Written problem
State how many lines hold the string "that". Give the number and nothing else.

Records provided
◆ ◆ ◆ ◆

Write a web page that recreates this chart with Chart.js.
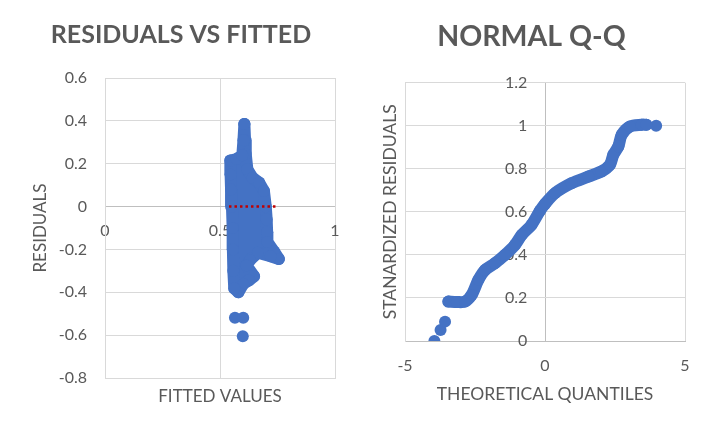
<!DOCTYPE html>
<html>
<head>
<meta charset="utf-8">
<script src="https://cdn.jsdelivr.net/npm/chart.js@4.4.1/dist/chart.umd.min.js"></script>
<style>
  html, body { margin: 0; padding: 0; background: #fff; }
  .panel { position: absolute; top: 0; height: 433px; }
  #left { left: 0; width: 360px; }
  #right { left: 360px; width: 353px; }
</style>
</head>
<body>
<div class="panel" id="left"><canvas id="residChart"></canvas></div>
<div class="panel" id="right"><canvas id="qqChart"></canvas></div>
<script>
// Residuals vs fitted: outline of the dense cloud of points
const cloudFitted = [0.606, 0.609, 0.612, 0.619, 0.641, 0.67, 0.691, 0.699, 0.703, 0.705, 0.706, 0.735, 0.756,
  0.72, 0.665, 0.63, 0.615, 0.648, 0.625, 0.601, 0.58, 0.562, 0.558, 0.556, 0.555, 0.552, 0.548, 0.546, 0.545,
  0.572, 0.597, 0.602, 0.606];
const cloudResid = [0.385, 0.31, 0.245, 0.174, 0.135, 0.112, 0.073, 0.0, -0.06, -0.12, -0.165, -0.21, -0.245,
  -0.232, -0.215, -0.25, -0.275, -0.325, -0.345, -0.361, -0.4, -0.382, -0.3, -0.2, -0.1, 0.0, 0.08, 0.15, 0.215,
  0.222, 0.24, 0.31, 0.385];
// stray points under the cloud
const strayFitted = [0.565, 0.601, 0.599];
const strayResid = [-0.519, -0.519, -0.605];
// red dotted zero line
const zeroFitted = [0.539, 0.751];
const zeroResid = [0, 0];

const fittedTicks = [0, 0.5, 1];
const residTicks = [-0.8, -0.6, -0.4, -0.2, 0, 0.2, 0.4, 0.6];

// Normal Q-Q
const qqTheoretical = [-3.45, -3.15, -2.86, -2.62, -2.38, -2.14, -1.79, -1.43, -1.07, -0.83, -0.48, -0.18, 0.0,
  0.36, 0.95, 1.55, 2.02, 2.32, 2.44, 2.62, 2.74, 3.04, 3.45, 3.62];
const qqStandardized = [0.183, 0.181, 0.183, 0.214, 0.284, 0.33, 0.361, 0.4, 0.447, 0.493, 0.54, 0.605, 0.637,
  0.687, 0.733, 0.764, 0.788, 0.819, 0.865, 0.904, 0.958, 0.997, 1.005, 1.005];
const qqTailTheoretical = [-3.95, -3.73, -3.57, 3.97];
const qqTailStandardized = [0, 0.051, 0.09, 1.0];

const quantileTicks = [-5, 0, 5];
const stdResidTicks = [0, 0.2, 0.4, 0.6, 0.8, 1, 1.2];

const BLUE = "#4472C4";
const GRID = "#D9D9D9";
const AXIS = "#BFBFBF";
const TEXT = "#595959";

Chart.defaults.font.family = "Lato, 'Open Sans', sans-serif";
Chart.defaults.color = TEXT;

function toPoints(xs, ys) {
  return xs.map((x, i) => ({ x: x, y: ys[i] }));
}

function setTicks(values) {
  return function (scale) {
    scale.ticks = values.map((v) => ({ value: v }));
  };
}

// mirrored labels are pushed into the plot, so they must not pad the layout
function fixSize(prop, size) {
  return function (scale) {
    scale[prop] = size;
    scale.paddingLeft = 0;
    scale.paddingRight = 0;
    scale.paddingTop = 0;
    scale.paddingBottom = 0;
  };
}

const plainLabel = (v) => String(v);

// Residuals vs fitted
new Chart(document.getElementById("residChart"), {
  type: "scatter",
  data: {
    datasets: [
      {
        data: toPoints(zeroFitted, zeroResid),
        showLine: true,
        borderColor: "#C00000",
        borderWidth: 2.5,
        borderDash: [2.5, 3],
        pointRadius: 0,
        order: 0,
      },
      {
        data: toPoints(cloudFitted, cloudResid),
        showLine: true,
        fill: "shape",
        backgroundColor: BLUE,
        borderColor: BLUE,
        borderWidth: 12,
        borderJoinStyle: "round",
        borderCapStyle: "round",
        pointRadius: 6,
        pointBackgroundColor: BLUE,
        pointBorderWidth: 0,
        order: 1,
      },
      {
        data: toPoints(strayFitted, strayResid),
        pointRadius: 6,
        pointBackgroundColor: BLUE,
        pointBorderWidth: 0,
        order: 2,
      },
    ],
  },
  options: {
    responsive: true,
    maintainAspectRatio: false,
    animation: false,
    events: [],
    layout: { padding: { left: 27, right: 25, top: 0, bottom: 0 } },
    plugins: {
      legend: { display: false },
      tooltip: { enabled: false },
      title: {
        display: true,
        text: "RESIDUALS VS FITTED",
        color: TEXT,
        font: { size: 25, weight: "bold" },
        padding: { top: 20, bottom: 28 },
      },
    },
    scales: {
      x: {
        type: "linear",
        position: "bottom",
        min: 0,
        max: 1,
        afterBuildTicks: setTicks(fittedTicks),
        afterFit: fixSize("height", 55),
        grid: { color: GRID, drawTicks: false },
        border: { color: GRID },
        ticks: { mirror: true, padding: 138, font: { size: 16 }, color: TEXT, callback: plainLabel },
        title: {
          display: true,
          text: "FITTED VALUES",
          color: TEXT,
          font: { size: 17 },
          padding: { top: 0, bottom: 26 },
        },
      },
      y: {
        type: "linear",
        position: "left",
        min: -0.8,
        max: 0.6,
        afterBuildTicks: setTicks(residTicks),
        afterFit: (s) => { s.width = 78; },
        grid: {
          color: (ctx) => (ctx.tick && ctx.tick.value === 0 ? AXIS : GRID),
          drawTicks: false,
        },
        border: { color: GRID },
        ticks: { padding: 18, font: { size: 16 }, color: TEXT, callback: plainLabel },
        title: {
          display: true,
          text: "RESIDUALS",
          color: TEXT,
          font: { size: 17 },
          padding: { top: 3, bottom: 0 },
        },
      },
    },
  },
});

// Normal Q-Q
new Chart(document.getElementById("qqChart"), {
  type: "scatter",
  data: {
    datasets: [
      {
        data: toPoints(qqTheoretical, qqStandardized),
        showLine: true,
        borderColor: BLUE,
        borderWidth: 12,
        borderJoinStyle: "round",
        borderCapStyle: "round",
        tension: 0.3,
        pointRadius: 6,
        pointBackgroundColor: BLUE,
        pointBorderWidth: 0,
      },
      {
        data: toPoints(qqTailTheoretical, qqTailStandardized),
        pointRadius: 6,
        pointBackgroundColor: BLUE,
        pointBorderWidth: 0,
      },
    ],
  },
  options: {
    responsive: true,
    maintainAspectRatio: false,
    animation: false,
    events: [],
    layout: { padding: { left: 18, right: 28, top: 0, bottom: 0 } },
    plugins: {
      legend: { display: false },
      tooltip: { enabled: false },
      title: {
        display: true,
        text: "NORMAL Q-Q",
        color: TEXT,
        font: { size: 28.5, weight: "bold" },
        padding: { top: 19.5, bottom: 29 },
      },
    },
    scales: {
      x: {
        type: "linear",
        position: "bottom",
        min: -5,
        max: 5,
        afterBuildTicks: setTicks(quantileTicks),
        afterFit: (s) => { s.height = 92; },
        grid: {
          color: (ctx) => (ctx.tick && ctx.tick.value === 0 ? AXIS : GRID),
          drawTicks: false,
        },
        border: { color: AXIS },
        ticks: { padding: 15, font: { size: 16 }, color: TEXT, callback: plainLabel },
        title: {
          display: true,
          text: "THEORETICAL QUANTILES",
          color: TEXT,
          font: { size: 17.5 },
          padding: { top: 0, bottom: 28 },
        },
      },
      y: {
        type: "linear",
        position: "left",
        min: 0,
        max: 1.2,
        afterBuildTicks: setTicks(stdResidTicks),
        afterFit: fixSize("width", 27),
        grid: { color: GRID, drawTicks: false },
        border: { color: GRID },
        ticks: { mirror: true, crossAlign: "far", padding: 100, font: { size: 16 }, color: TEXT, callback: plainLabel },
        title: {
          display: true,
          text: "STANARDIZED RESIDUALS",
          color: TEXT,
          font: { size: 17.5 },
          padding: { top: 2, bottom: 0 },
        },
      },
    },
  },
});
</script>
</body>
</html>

◆ ◆ ◆ ◆

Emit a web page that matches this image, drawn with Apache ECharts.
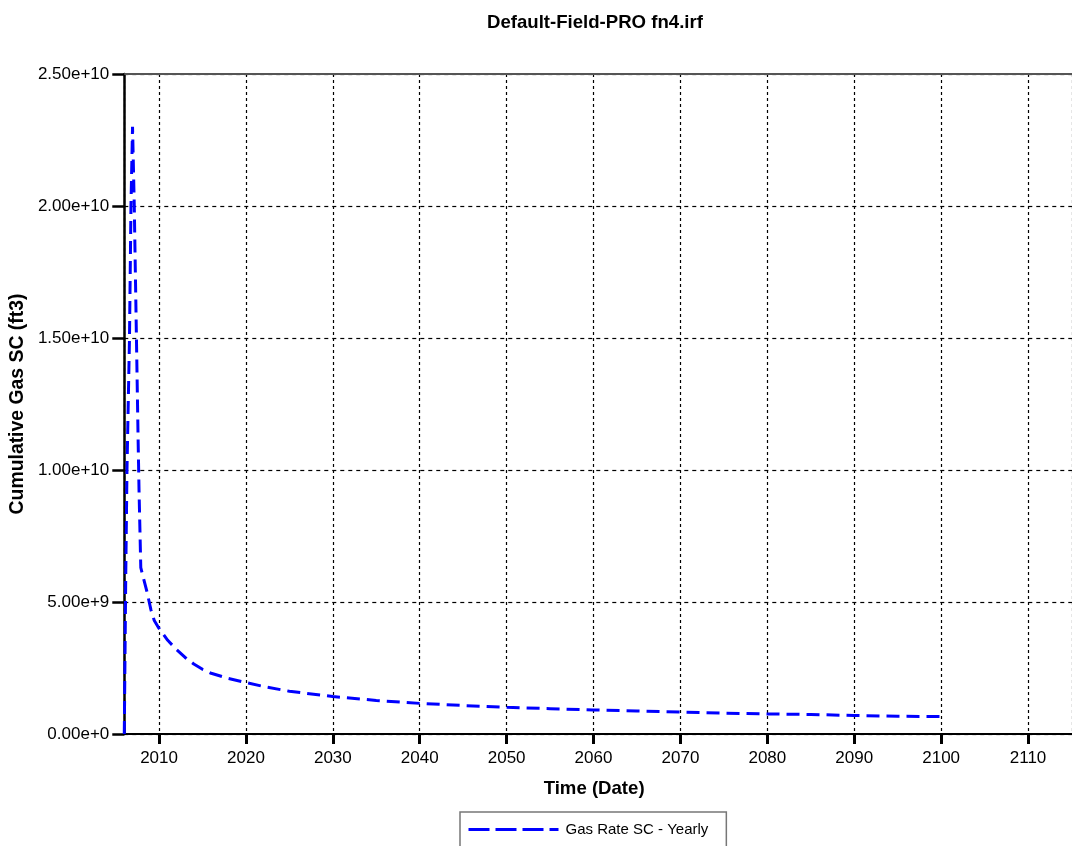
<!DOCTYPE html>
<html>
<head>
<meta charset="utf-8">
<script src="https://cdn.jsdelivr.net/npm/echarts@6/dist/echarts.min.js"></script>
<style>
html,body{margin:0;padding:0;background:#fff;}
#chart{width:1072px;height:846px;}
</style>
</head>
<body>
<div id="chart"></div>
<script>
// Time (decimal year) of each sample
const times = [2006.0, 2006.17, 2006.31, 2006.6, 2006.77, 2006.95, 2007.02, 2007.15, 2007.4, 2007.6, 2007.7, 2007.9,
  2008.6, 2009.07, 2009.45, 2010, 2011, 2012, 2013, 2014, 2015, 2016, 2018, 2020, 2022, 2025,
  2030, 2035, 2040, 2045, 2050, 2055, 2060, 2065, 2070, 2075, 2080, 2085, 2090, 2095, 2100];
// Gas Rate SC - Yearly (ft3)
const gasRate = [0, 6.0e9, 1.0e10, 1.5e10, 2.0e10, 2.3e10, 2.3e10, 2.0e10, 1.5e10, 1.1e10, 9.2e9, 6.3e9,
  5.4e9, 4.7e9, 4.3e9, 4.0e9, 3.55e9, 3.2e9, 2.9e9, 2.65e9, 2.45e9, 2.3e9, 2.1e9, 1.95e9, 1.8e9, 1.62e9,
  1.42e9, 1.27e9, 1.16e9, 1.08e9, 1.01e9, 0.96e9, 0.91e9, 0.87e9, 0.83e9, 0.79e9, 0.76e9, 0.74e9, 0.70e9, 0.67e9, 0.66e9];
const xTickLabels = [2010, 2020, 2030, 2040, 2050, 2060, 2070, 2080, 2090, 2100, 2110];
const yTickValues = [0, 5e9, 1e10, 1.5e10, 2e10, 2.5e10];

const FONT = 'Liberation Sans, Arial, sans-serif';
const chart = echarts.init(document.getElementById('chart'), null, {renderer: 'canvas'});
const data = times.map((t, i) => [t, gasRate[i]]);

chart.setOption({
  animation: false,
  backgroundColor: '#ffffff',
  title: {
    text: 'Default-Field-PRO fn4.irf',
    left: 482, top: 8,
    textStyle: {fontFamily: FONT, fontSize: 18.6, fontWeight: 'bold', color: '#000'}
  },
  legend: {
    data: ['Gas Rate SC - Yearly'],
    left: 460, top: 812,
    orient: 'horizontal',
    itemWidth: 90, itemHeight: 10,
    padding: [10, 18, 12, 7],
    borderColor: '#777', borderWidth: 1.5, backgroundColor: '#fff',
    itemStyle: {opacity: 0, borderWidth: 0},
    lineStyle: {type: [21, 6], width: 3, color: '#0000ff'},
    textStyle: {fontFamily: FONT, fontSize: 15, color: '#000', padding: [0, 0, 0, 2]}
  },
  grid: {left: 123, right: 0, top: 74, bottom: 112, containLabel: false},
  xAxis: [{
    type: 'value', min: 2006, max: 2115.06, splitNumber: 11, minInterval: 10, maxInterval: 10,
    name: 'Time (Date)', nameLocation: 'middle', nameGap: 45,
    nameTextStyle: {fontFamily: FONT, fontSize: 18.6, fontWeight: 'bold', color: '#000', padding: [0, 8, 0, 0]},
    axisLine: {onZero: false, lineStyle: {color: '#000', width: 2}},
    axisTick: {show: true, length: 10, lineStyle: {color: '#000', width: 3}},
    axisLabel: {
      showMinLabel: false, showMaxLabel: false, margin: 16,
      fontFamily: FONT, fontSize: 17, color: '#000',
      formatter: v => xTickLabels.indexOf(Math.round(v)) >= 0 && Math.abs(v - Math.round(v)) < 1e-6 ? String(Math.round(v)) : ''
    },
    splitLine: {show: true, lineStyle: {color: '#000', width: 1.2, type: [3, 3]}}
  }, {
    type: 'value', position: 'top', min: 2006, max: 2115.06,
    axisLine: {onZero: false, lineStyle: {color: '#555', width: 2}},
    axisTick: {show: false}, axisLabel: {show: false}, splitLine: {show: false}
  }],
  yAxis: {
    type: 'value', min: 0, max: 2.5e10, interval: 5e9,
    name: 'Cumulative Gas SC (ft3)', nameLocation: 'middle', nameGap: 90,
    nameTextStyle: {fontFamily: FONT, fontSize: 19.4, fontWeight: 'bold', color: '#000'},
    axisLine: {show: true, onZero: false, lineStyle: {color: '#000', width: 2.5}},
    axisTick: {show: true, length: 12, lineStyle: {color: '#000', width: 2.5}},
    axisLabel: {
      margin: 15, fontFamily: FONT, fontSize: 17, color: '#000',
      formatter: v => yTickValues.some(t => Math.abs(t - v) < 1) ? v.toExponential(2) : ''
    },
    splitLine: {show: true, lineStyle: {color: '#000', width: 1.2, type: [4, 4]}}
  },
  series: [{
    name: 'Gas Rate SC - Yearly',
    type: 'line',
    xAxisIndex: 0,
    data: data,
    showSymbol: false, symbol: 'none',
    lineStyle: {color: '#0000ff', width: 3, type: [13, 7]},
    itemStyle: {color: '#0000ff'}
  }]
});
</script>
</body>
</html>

◆ ◆ ◆ ◆

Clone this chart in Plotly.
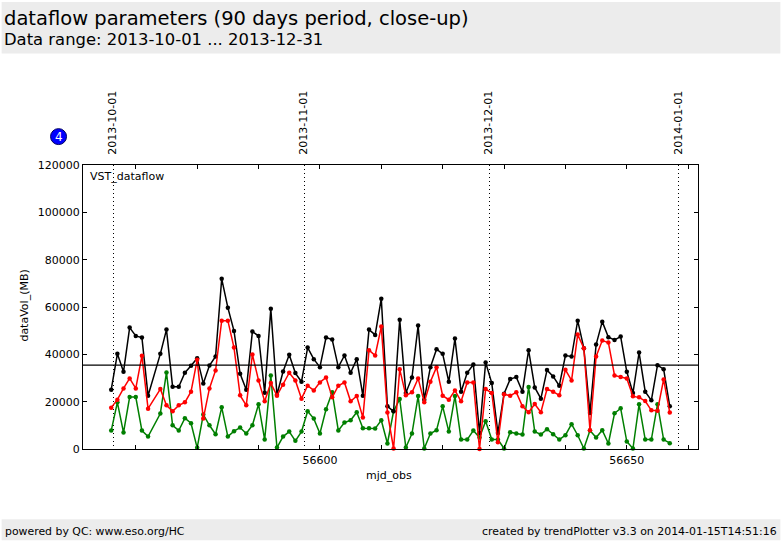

◆ ◆ ◆ ◆

Solved exercise
2